* [What needs to be done] Your answer should be one number: how many lines of the records hold the string "diagram".

Start

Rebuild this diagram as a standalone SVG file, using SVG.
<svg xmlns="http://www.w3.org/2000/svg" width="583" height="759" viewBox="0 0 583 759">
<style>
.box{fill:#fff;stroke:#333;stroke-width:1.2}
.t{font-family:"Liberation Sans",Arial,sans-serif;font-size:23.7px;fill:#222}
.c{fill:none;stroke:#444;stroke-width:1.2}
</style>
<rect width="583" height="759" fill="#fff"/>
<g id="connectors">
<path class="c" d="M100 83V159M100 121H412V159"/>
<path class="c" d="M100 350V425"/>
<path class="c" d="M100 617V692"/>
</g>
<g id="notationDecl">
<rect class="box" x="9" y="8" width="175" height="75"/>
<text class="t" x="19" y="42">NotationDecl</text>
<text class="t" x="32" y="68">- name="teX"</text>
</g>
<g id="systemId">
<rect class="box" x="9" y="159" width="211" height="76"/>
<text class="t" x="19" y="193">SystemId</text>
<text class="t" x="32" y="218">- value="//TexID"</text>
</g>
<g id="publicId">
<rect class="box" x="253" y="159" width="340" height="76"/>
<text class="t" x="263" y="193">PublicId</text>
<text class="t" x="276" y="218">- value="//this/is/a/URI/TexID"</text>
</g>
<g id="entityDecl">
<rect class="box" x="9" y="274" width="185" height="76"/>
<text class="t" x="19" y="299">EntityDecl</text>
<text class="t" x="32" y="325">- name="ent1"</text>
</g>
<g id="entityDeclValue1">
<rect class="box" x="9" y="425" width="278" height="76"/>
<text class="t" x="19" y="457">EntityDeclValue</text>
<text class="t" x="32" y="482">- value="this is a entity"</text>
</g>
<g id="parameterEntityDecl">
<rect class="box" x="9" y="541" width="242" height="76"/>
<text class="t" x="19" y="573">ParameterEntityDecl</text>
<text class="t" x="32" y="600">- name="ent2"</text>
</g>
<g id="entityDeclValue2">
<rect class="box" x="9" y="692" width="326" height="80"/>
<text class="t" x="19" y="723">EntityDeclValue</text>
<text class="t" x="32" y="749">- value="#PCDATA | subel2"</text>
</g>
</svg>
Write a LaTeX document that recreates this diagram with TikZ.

End

* [Output below] 2